Now that I think about it, they probably all conspired to increase the volume of cake being brought. Sweet plan, if so.


JZ - Feb 06, 2007 1:29:28 pm PST #8590 of 10001
See? I gave everybody here an opportunity to tell me what a bad person I am and nobody did, because I fuckin' rule.

Oooh, cool things, ita. Bitter and beautiful, like many Buffistas.

This design is gorgeous, and this one led me to this woman's store, where I think I want one of everything, specially the kiddie stuff.


-t - Feb 06, 2007 1:58:50 pm PST #8591 of 10001
I am a woman of various inclinations and only some of the time are they to burn everything down in frustration

"Evil Underwear" is a great category.


Daisy Jane - Feb 06, 2007 2:01:35 pm PST #8592 of 10001
"This bar smells like kerosene and stripper tears."

Would it be wrong to move puppet Angel to the front of my desk to scare people (and especially the children) away?


-t - Feb 06, 2007 2:15:03 pm PST #8593 of 10001
I am a woman of various inclinations and only some of the time are they to burn everything down in frustration

Not even a little bit.


Daisy Jane - Feb 06, 2007 2:19:05 pm PST #8594 of 10001
"This bar smells like kerosene and stripper tears."

Hee. It's making the kids walk a little faster past my door.
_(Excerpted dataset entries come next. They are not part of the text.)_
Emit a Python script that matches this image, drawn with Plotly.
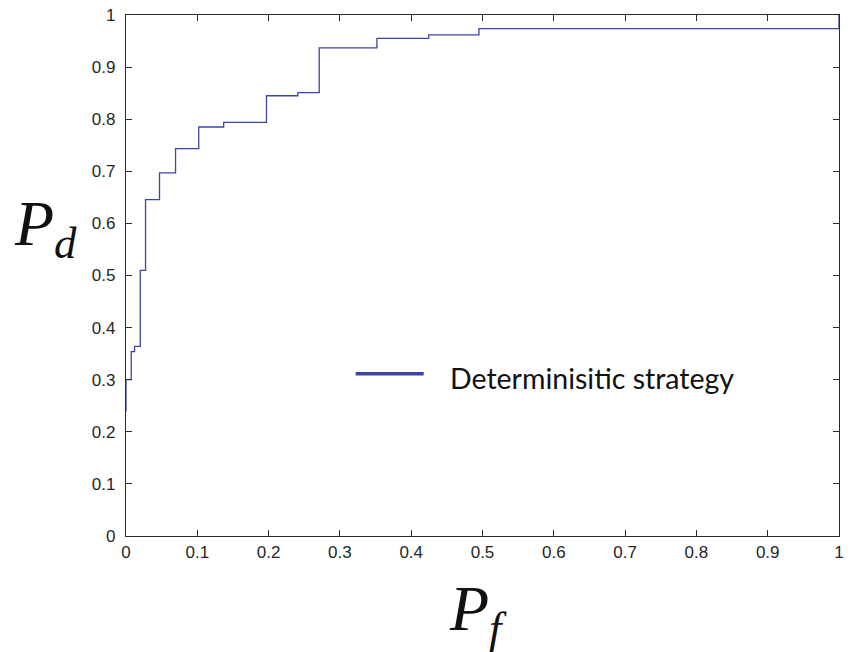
import plotly.graph_objects as go

# Step points (start of each horizontal run)
pf = [0.0, 0.0, 0.0073, 0.012, 0.020, 0.0274, 0.047, 0.0695, 0.102, 0.137,
      0.197, 0.241, 0.271, 0.352, 0.4246, 0.495, 1.0]
pd = [0.239, 0.300, 0.354, 0.364, 0.510, 0.6455, 0.697, 0.7435, 0.785, 0.794,
      0.845, 0.851, 0.937, 0.955, 0.962, 0.974, 1.0]

tick_vals = [0, 0.1, 0.2, 0.3, 0.4, 0.5, 0.6, 0.7, 0.8, 0.9, 1]
tick_text = ["0", "0.1", "0.2", "0.3", "0.4", "0.5", "0.6", "0.7", "0.8", "0.9", "1"]

series_name = "Determinisitic strategy"
line_color = "#3d44a5"

fig = go.Figure()
fig.add_trace(go.Scatter(
    x=pf, y=pd, mode="lines", line=dict(shape="hv", color=line_color, width=1.3),
    name=series_name, showlegend=False, hoverinfo="skip"))

axis_common = dict(
    range=[0, 1], showgrid=False, zeroline=False, showline=True, mirror="ticks",
    linecolor="#2b2b2b", linewidth=1.3, ticks="inside", ticklen=6, tickwidth=1.2,
    tickcolor="#2b2b2b", tickvals=tick_vals, ticktext=tick_text, automargin=False,
    tickfont=dict(family="Liberation Sans, Arial", size=17, color="#262626"),
)
fig.update_xaxes(**axis_common)
fig.update_yaxes(**axis_common, ticklabelstandoff=6)

X0, X1, Y0, Y1 = 126.5, 839.0, 536.0, 15.5
def px(x):
    return (x - X0) / (X1 - X0)
def py(y):
    return (Y0 - y) / (Y0 - Y1)

fig.add_shape(type="line", xref="paper", yref="paper",
              x0=px(356), x1=px(424), y0=py(374), y1=py(374),
              line=dict(color=line_color, width=3.5))

serif = "Liberation Serif, Times New Roman, serif"
fig.update_layout(
    width=851, height=652,
    margin=dict(l=126, r=12, t=15, b=116, autoexpand=False),
    paper_bgcolor="white", plot_bgcolor="white",
    annotations=[
        dict(text=series_name, xref="paper", yref="paper", x=px(448), y=py(378),
             xanchor="left", yanchor="middle", showarrow=False,
             font=dict(family="Lato, Open Sans, sans-serif", size=28.5, color="#111111")),
        dict(text="<i>P</i><sub><i>d</i></sub>", xref="paper", yref="paper",
             x=px(46), y=py(228), xanchor="center", yanchor="middle", showarrow=False,
             font=dict(family=serif, size=64, color="#111111")),
        dict(text="<i>P</i><sub><i>f</i></sub>", xref="paper", yref="paper",
             x=px(478), y=py(613), xanchor="center", yanchor="middle", showarrow=False,
             font=dict(family=serif, size=64, color="#111111")),
    ],
)

fig.write_html("out.html")
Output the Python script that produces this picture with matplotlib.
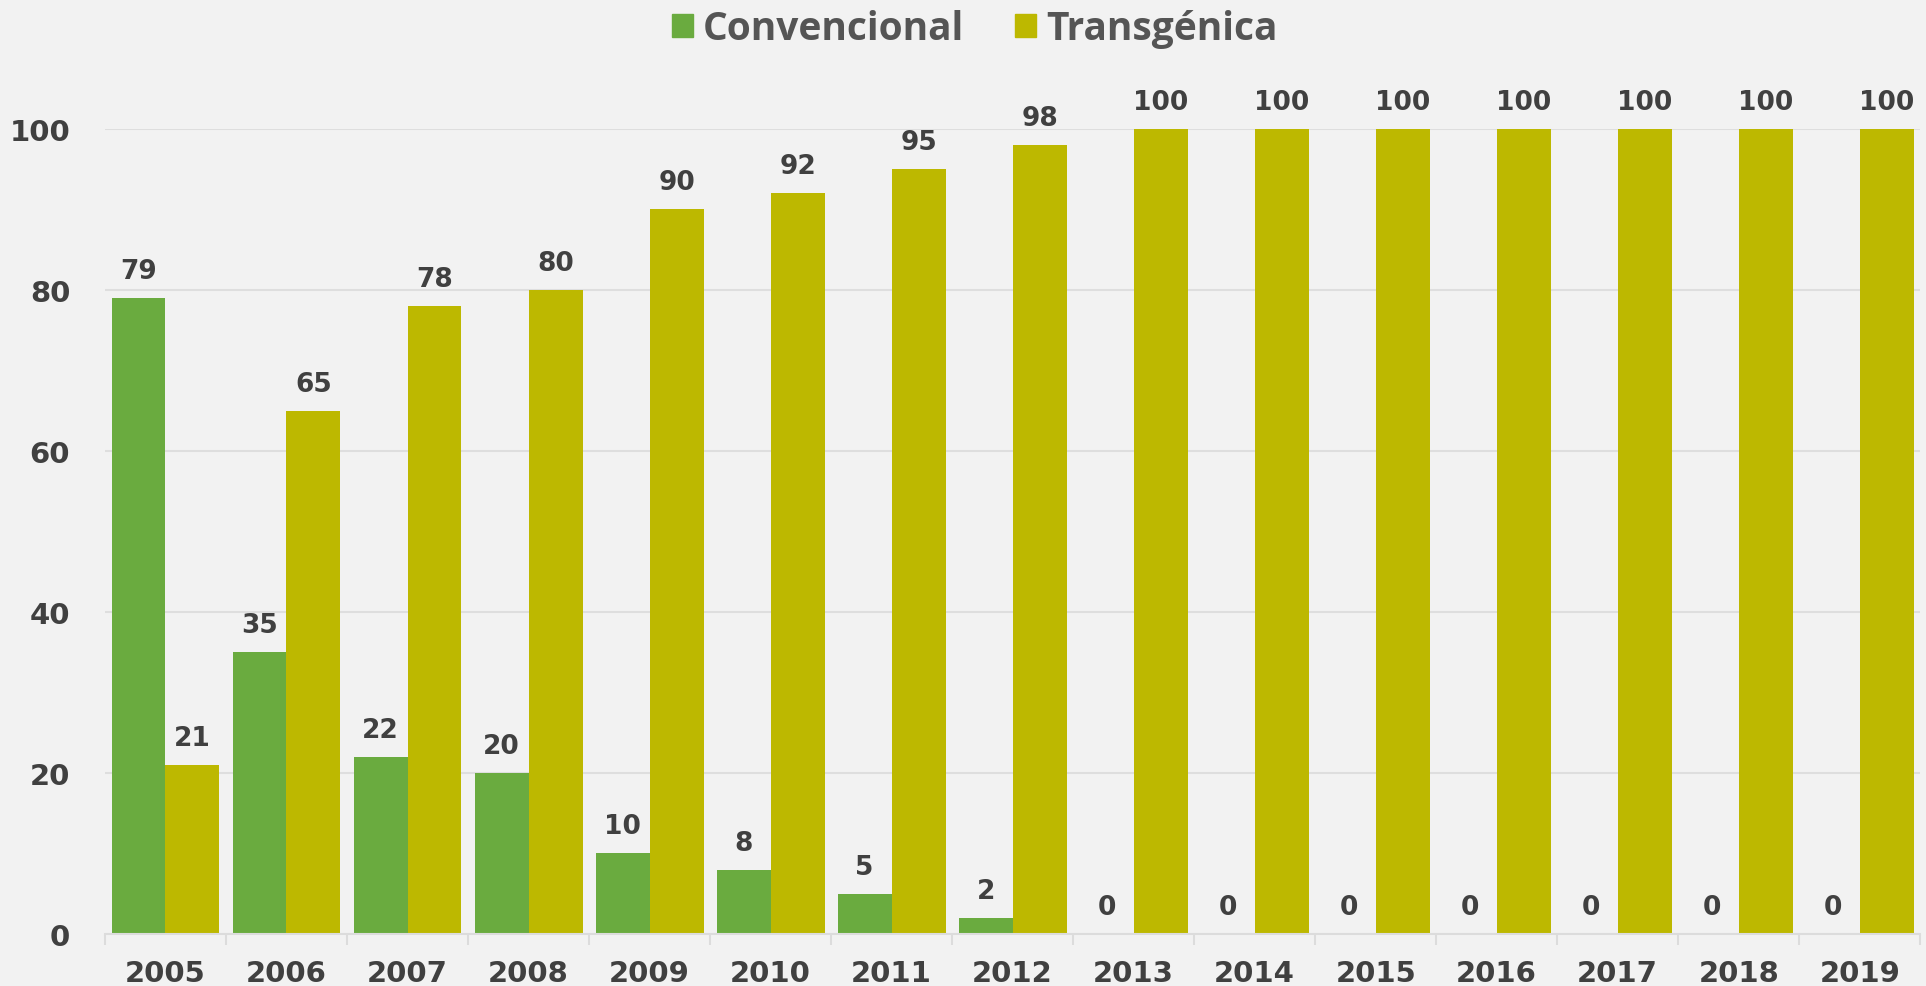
import numpy as np
import matplotlib.pyplot as plt
from matplotlib.patches import Patch

years = ['2005', '2006', '2007', '2008', '2009', '2010', '2011', '2012',
         '2013', '2014', '2015', '2016', '2017', '2018', '2019']
convencional = [79, 35, 22, 20, 10, 8, 5, 2, 0, 0, 0, 0, 0, 0, 0]
transgenica = [21, 65, 78, 80, 90, 92, 95, 98, 100, 100, 100, 100, 100, 100, 100]

green = '#6aab3f'
yellow = '#bdb800'
bg = '#f2f2f2'
txt = '#404040'

fig = plt.figure(figsize=(19.26, 9.87), dpi=100, facecolor=bg)
ax = fig.add_axes([0.0545, 0.0527, 0.9425, 0.8156], facecolor=bg)

x = np.arange(len(years))
w = 0.446
b1 = ax.bar(x - w / 2, convencional, w, color=green, label='Convencional')
b2 = ax.bar(x + w / 2, transgenica, w, color=yellow, label='Transgénica')

# value labels above each bar
for bars in (b1, b2):
    for r in bars:
        ax.annotate(f'{r.get_height():.0f}',
                    (r.get_x() + r.get_width() / 2, r.get_height()),
                    xytext=(0, 27), textcoords='offset pixels',
                    ha='center', va='center', fontsize=19, fontweight='bold',
                    color=txt, annotation_clip=False)

ax.set_xlim(-0.5, len(years) - 0.5)
ax.set_ylim(0, 100)
ax.set_yticks([0, 20, 40, 60, 80, 100])
ax.set_xticks(x)
ax.set_xticklabels(years)
ax.set_xticks(np.arange(len(years) + 1) - 0.5, minor=True)
ax.tick_params(axis='x', which='major', length=0, pad=18)
ax.tick_params(axis='x', which='minor', length=8, color='#dcdcdc', width=1.5)
ax.tick_params(axis='y', length=0, pad=25)
for lab in ax.get_xticklabels() + ax.get_yticklabels():
    lab.set_fontsize(21)
    lab.set_fontweight('bold')
    lab.set_color(txt)

ax.grid(axis='y', color='#dedede', linewidth=1.5)
ax.set_axisbelow(True)
for s in ['top', 'right', 'left']:
    ax.spines[s].set_visible(False)
ax.spines['bottom'].set_color('#dcdcdc')
ax.spines['bottom'].set_linewidth(1.5)

handles = [Patch(color=green), Patch(color=yellow)]
fig.legend(handles, ['Convencional', 'Transgénica'], loc='center',
           bbox_to_anchor=(0.506, 0.97), ncol=2, frameon=False,
           prop={'family': 'Open Sans', 'weight': 'bold', 'size': 28},
           labelcolor='#555555', handlelength=0.55, handleheight=0.55,
           handletextpad=0.25, columnspacing=1.3)

fig.savefig('out.png', dpi=100, facecolor=bg)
Glower Puppet Angel! Glower like the wind!


Jesse - Feb 06, 2007 2:20:39 pm PST #8595 of 10001
Sometimes I trip on how happy we could be.

Heh -- I'd be afraid it would draw them in, looking like a toy as it does.

A friend of mine just asked if I'd babysit for her this weekend. I don't have actual plans, but I don't really feel like schlepping out there, etc. Is it wrong if I say no?